⟨
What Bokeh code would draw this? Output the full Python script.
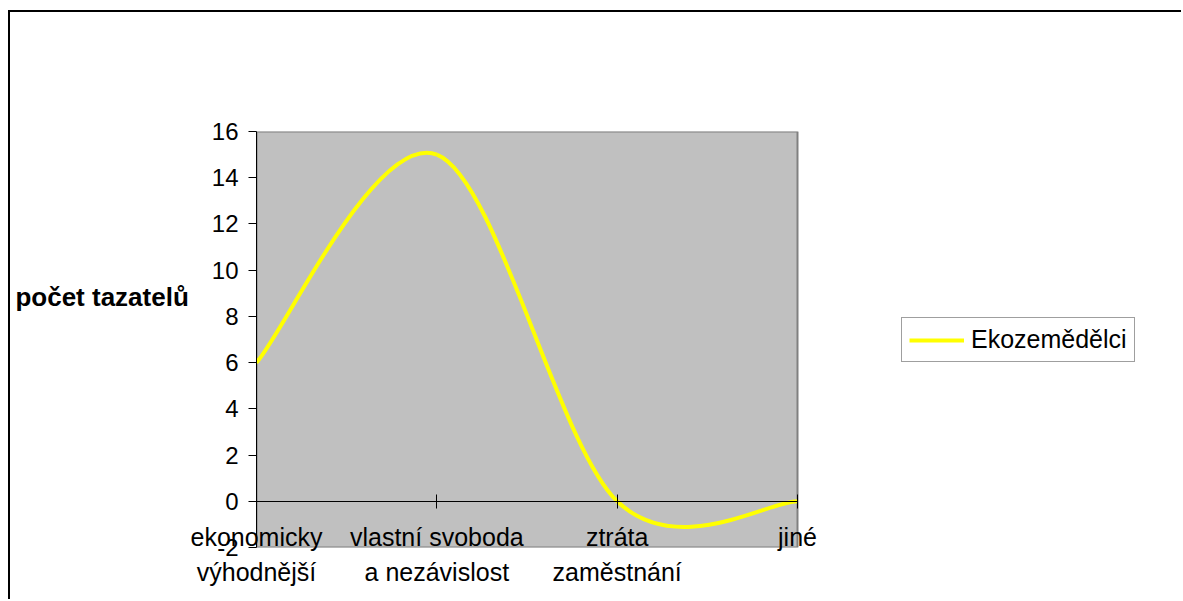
from bokeh.plotting import figure
from bokeh.models import (Legend, LegendItem, FixedTicker, LinearAxis, BoxAnnotation)
from bokeh.embed import file_html
from bokeh.resources import INLINE

# ---- data ----
categories = ["ekonomicky\nvýhodnější", "vlastní svoboda\na nezávislost",
              "ztráta\nzaměstnání", "jiné"]
values = [6, 15, 0, 0]
series_name = "Ekozemědělci"
y_label = "počet tazatelů"
y_ticks = [-2, 0, 2, 4, 6, 8, 10, 12, 14, 16]
y_min, y_max = -2, 16

FONT = "Liberation Sans"
FS = "24px"
FS2 = "25px"

xs = list(range(len(categories)))
x_max = len(categories) - 1

# smoothed line (Excel-like) as cubic bezier segments through the data points
n = len(values)
x0, y0, x1, y1, cx0, cy0, cx1, cy1 = [], [], [], [], [], [], [], []
for i in range(n - 1):
    pi = (xs[i], values[i])
    pn = (xs[i + 1], values[i + 1])
    pp = (xs[i - 1], values[i - 1]) if i > 0 else pi
    pnn = (xs[i + 2], values[i + 2]) if i + 2 < n else pn
    x0.append(pi[0]); y0.append(pi[1])
    x1.append(pn[0]); y1.append(pn[1])
    cx0.append(pi[0] + (pn[0] - pp[0]) / 6.0)
    cy0.append(pi[1] + (pn[1] - pp[1]) / 6.0)
    cx1.append(pn[0] - (pnn[0] - pi[0]) / 6.0)
    cy1.append(pn[1] - (pnn[1] - pi[1]) / 6.0)

OX, OY = 10, 12            # canvas origin on the page (margin + border)
W, H = 1183 - OX, 601 - OY
FL, FR, FT, FB = 256 - OX, 797 - OX, 131 - OY, 547 - OY
# frame spans to the right edge; plot area (gray) covers data x 0..x_max
x_end = x_max * (W - FL) / (FR - FL)

p = figure(width=W, height=H, output_backend="svg", toolbar_location=None,
           x_range=(0, x_end), y_range=(y_min, y_max),
           min_border_left=FL, min_border_right=0,
           min_border_top=FT, min_border_bottom=H - FB,
           background_fill_color="white", border_fill_color="white",
           margin=(10, 0, 0, 8),
           styles={"border-left": "2px solid black",
                   "border-top": "2px solid black"})
p.grid.visible = False
p.outline_line_color = None

# gray plot area
p.add_layout(BoxAnnotation(left=0, right=x_max, bottom=y_min, top=y_max,
                           fill_color="#C0C0C0", fill_alpha=1,
                           line_color="#808080", line_width=2, line_alpha=1,
                           level="underlay"))

# y axis
ya = p.yaxis[0]
ya.ticker = FixedTicker(ticks=y_ticks)
ya.major_label_overrides = {t: str(t) for t in y_ticks}
ya.axis_line_color = "black"
ya.major_tick_line_color = "black"
ya.major_tick_in = 0
ya.major_tick_out = 8
ya.minor_tick_line_color = None
ya.major_label_text_font = FONT
ya.major_label_text_font_size = FS
ya.major_label_text_color = "black"
ya.major_label_standoff = 10
ya.axis_label = y_label + "\n \n \n "
ya.axis_label_orientation = "horizontal"
ya.axis_label_text_font = FONT
ya.axis_label_text_font_size = "26px"
ya.axis_label_text_font_style = "bold"
ya.axis_label_text_color = "black"
ya.axis_label_text_line_height = 0.95
ya.axis_label_standoff = 20

# category labels on the bottom axis
xa = p.xaxis[0]
xa.ticker = FixedTicker(ticks=xs)
xa.major_label_overrides = {i: c for i, c in zip(xs, categories)}
xa.axis_line_color = None
xa.major_tick_line_color = None
xa.minor_tick_line_color = None
xa.major_tick_in = 0
xa.major_tick_out = 0
xa.major_label_standoff = -25
xa.major_label_text_font = FONT
xa.major_label_text_font_size = FS2
xa.major_label_text_color = "black"
xa.major_label_text_line_height = 1.25

# category axis line crossing at y = 0
za = LinearAxis(fixed_location=0, ticker=FixedTicker(ticks=xs), bounds=(0, x_max),
                major_label_overrides={i: "" for i in xs},
                axis_line_color="black", major_tick_line_color="black",
                major_tick_in=7, major_tick_out=7, minor_tick_line_color=None)
p.add_layout(za, "above")

# curve
p.bezier(x0=x0, y0=y0, x1=x1, y1=y1, cx0=cx0, cy0=cy0, cx1=cx1, cy1=cy1,
         line_color="#FFFF00", line_width=4)
# legend proxy (zero-length, so invisible in the plot)
leg_r = p.line(x=[xs[0], xs[0]], y=[values[0], values[0]],
               line_color="#FFFF00", line_width=4)

legend = Legend(items=[LegendItem(label=series_name, renderers=[leg_r])],
                location=(901 - 256, 547 - 362), orientation="vertical",
                border_line_color="#404040", border_line_width=1,
                background_fill_color="white", padding=7, margin=0,
                glyph_width=55, glyph_height=24, label_height=24,
                label_standoff=7, label_text_font=FONT,
                label_text_font_size=FS2, label_text_color="black")
p.add_layout(legend, "center")

open("out.html", "w").write(file_html(p, INLINE))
⟩
■ TASK
Restate each line from the start of the listing through the line bearing "from bokeh.resources import INLINE" word for word. Drop the pictures.

■ EXPECTED ANSWER
What Bokeh code would draw this? Output the full Python script.
from bokeh.plotting import figure
from bokeh.models import (Legend, LegendItem, FixedTicker, LinearAxis, BoxAnnotation)
from bokeh.embed import file_html
from bokeh.resources import INLINE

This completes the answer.